If a person's depressed feelings have been caused by drugs (legal or illegal), alcohol, or a medical condition other than depression, then they would not qualify for a diagnosis of major depressive disorder.

Having a history of bipolar disorder or having depression which is more likely due to schizoaffective disorder and it not superimposed on schizophrenia would also exclude a person from being diagnosed with major depressive disorder.

In cases of bereavement, it used to be under the previous edition of the DSM-5 that symptoms had to last for over two months before a major depressive disorder diagnosis would be considered. However, the fifth edition did away from this arbitrary exclusion and added a footnote to help clinicians better distinguish between normal grief and major depressive disorder at any point after a loss. 

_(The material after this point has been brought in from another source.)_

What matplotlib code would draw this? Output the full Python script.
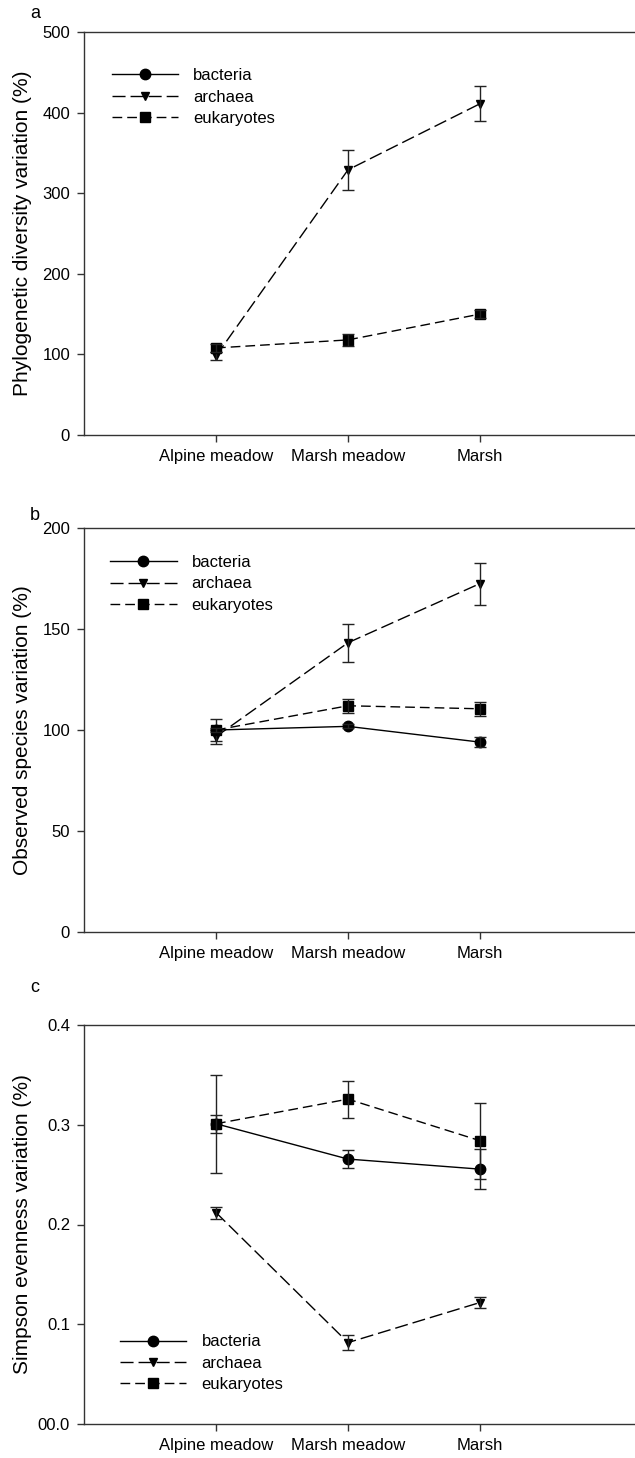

Finally, a person would need to have at least five of the following symptoms in order to be considered to have major depressive disorder:

  • Depressed mood most of the time
  • Decreased pleasure or interest in most daily activities, most of the time
  • Significant weight or appetite changes
  • Problems falling asleep or sleeping too much most days
  • Psychomotor retardation or agitation on most days
  • Tiredness or low energy most days
  • Feeling worthless or extremely guilty most days
  • Having problems with thought, concentration, and making decisions most days
  • Frequent thoughts of dying or suicide

If you are still uncertain as to whether you (or a loved one) may be suffering from depression, screening tests exist that can help you determine whether seeking a professional evaluation is advised. 

Sources:

American Psychiatric Association. (2013). Diagnostic and statistical manual of mental disorders (5th ed.) 

"Highlights of Changes from DSM-4TR to DSM-5". American Psychiatric Association. May 17, 2013.